-- Your goal --
Report the count of lines where the string "page" appears, and nothing else.

-- Records for the exercise --
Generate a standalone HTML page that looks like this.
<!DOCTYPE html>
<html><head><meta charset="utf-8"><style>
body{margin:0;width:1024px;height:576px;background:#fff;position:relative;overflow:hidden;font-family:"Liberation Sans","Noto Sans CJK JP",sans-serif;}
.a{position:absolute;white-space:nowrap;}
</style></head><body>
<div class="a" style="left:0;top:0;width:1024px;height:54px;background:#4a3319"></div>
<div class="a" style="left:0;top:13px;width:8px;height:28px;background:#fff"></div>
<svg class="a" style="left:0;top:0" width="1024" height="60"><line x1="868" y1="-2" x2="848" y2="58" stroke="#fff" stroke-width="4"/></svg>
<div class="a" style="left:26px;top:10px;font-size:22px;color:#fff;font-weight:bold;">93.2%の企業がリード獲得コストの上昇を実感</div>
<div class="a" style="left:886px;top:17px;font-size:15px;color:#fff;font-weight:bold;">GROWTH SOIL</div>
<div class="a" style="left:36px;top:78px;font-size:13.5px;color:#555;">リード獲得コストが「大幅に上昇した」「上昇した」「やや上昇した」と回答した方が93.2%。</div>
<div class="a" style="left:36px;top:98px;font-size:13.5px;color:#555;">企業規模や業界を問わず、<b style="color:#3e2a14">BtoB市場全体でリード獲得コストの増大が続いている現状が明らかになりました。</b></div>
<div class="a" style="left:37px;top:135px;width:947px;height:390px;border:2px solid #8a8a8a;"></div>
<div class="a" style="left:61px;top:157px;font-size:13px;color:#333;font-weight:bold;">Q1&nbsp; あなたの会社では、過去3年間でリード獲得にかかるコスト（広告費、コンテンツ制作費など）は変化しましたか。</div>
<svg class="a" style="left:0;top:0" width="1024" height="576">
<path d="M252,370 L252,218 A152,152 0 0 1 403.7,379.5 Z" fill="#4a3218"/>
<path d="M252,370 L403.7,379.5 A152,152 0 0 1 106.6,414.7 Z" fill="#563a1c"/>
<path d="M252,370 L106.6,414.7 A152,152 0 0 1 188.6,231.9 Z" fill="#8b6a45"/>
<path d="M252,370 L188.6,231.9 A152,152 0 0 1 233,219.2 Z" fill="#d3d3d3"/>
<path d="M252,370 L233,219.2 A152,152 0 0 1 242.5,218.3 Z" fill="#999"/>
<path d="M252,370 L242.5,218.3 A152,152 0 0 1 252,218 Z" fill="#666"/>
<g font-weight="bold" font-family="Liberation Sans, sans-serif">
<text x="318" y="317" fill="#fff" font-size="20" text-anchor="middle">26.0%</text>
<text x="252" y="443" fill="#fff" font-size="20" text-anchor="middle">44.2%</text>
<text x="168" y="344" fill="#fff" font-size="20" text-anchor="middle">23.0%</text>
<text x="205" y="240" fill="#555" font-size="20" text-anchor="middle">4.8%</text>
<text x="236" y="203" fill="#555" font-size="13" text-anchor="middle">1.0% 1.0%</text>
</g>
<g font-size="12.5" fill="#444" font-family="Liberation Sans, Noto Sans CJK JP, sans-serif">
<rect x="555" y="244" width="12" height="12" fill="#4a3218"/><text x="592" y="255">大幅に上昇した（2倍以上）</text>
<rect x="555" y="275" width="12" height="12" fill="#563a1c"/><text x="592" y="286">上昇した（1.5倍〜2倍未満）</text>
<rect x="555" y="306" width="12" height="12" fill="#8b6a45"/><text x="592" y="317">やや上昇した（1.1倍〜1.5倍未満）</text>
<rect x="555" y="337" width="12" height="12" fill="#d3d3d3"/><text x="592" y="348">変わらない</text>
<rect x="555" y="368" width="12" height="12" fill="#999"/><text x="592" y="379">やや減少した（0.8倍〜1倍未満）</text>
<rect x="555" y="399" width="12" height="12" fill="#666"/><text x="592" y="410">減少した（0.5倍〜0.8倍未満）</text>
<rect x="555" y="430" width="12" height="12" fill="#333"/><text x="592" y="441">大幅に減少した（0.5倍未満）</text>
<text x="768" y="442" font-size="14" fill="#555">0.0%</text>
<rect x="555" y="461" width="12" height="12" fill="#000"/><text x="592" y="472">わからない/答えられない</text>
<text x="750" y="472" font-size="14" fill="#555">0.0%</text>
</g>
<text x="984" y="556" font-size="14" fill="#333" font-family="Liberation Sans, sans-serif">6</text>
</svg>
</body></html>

--

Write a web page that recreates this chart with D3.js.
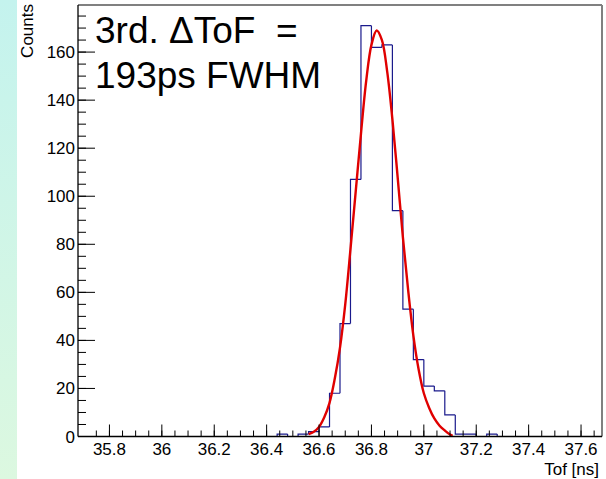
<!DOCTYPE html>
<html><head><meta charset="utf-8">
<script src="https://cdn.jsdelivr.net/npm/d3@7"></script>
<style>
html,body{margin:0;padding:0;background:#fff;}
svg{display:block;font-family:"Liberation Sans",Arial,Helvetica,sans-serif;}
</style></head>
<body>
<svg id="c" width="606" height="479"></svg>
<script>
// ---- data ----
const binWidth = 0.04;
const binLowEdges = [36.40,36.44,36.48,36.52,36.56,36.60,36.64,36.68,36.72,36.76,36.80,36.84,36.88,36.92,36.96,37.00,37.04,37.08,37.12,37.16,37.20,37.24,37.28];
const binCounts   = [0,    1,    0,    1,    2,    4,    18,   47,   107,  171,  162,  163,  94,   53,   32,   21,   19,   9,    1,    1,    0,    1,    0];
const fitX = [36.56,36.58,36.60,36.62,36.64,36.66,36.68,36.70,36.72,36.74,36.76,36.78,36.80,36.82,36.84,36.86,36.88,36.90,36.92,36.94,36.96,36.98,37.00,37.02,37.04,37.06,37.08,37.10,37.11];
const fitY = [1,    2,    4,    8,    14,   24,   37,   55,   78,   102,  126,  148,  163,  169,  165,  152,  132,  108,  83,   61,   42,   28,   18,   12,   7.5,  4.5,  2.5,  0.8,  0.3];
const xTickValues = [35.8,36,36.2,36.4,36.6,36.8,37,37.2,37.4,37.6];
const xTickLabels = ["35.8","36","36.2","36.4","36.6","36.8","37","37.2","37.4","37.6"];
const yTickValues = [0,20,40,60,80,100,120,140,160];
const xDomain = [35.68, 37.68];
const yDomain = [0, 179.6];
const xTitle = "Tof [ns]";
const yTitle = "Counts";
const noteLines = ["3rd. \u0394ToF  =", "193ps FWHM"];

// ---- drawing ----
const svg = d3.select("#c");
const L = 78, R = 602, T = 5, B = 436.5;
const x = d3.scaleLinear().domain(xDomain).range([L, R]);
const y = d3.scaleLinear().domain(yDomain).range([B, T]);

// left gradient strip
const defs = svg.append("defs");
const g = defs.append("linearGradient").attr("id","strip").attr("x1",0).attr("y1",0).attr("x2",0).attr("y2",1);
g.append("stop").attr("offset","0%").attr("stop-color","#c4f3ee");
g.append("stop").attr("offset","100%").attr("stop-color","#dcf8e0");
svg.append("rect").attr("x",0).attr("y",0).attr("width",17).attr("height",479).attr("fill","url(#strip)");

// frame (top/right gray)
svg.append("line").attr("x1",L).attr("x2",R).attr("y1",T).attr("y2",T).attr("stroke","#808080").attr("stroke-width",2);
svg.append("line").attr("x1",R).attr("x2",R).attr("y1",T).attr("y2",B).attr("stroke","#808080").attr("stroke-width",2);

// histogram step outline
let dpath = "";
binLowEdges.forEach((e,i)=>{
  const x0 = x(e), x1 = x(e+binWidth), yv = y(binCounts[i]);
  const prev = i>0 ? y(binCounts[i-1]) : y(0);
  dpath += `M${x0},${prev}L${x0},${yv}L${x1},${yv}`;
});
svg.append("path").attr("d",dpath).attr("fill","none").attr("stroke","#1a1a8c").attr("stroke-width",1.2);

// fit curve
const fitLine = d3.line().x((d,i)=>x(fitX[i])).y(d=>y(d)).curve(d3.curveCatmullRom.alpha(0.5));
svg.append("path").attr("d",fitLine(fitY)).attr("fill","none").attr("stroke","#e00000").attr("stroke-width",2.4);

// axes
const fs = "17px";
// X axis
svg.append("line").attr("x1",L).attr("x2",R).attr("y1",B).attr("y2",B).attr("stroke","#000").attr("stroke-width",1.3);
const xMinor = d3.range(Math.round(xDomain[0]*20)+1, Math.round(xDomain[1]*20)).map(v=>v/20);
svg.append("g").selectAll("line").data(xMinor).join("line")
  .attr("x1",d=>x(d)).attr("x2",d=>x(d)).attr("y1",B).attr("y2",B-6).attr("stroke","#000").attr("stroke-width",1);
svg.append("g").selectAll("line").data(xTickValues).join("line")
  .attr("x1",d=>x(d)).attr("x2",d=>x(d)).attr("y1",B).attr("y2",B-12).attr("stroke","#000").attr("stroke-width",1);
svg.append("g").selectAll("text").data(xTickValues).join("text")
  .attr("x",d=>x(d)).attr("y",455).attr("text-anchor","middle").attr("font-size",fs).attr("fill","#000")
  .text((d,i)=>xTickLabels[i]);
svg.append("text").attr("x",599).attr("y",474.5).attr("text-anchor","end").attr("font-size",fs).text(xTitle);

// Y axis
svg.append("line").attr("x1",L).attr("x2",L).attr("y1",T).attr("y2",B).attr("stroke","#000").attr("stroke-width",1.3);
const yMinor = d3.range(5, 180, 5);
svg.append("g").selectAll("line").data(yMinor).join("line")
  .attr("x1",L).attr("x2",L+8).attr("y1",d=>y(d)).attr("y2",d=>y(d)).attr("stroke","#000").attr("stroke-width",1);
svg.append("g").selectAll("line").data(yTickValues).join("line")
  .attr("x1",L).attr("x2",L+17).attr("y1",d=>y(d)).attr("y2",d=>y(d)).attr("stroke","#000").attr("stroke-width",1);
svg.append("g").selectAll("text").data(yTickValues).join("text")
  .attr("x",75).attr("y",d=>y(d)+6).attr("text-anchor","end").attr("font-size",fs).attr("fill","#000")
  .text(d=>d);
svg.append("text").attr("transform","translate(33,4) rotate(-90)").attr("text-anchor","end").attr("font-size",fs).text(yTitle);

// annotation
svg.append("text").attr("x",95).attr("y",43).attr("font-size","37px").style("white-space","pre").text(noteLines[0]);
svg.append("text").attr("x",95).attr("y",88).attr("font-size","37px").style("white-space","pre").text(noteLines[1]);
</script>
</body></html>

---

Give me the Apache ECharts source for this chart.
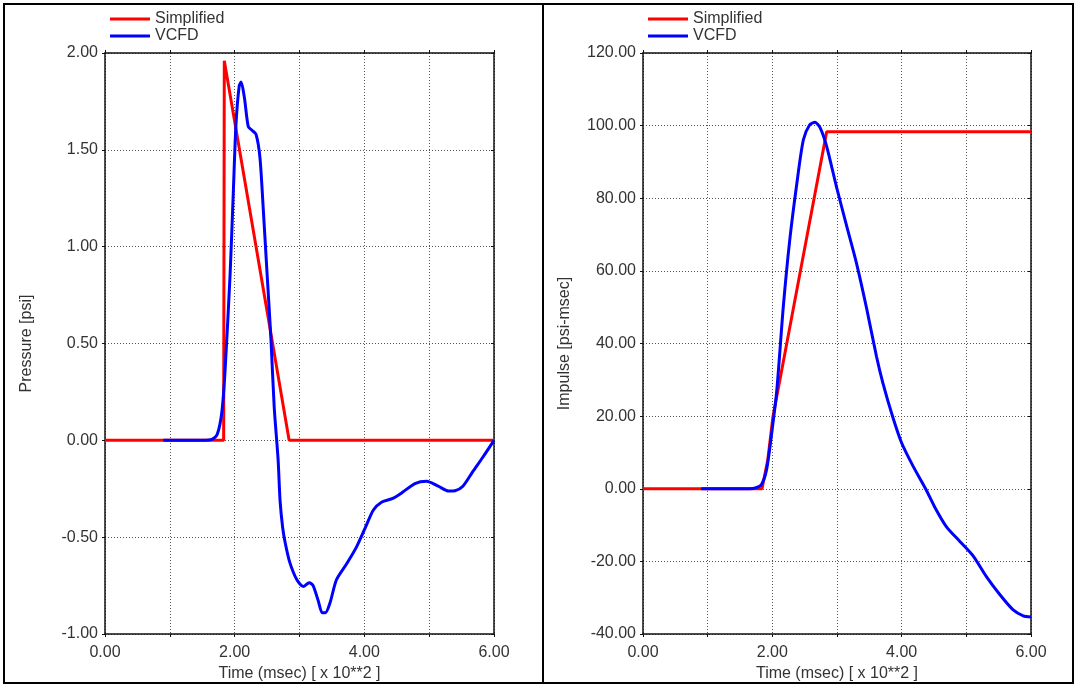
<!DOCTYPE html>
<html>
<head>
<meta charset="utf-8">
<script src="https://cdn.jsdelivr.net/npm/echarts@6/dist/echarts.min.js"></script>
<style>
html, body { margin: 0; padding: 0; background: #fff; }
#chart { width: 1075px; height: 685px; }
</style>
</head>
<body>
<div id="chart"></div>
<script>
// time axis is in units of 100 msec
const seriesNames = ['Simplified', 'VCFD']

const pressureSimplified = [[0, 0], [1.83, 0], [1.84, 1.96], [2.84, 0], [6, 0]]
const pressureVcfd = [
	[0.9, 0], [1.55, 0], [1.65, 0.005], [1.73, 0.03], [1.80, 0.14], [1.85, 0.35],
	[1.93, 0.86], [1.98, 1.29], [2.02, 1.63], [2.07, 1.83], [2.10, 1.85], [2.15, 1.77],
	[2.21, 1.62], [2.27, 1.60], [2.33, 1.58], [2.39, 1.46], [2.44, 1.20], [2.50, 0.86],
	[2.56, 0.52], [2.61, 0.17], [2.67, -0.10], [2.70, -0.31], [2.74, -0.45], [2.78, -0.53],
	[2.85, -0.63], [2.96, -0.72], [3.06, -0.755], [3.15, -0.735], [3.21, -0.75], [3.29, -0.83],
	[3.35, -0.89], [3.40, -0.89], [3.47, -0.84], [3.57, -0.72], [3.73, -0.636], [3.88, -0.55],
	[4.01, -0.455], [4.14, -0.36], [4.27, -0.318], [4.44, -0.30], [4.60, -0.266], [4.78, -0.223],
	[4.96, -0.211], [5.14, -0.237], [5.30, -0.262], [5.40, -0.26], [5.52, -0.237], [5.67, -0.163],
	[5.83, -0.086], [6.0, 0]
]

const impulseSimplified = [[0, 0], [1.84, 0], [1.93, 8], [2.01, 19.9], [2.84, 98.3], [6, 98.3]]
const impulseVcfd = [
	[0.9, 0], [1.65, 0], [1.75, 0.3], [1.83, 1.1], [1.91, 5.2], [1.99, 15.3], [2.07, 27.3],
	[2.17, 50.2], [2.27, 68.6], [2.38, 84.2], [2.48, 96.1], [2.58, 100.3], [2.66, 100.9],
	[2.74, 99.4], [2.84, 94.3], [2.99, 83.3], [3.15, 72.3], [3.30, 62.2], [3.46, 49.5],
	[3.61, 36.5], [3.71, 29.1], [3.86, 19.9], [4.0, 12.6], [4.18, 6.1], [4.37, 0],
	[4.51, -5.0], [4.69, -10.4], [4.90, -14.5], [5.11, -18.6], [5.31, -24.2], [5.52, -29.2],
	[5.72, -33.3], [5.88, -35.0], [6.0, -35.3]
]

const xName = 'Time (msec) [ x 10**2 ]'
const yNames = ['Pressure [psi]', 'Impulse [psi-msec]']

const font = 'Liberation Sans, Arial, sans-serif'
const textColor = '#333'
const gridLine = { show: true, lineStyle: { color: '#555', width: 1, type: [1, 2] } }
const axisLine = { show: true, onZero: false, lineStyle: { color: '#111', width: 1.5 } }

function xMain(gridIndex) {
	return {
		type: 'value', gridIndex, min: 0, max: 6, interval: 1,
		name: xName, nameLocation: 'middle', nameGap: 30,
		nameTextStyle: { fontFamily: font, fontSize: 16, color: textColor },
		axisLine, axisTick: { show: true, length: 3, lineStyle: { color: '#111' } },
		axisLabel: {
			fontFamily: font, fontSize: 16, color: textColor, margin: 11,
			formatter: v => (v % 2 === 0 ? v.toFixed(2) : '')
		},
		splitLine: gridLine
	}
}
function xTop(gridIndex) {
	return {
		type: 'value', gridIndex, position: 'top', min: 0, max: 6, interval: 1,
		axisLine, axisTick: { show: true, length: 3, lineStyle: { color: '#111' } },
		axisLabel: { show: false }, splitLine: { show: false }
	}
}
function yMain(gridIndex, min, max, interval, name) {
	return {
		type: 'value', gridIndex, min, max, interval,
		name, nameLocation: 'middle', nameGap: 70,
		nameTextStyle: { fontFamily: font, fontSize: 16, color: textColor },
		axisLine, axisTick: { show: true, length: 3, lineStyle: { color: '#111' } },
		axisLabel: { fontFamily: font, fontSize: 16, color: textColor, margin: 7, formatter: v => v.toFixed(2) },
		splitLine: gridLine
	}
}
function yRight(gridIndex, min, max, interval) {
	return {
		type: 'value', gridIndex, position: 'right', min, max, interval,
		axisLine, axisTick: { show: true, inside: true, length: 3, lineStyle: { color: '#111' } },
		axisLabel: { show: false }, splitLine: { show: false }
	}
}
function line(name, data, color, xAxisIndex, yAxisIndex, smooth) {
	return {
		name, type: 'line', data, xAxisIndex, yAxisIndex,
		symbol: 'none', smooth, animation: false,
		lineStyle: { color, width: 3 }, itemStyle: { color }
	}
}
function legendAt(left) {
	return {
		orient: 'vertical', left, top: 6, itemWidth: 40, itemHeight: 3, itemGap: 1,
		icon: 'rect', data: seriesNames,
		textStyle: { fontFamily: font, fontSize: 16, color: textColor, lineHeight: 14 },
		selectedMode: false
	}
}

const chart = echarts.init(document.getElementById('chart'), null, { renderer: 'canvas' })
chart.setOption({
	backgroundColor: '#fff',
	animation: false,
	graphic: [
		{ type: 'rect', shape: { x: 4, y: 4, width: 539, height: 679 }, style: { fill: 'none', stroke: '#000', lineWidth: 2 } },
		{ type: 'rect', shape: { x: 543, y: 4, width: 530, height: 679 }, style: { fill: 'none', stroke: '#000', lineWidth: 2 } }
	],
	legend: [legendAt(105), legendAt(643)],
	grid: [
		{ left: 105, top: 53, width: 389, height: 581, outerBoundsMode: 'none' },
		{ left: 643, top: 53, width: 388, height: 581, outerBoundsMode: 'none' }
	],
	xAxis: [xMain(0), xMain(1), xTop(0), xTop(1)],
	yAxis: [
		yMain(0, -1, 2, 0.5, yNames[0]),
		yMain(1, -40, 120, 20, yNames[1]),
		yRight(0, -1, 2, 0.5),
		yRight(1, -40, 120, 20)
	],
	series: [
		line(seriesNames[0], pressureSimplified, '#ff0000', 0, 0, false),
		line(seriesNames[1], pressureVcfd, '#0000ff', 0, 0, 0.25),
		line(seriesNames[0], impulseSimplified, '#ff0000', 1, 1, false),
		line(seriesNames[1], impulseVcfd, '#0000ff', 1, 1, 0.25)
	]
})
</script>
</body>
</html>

-- Written answer --
2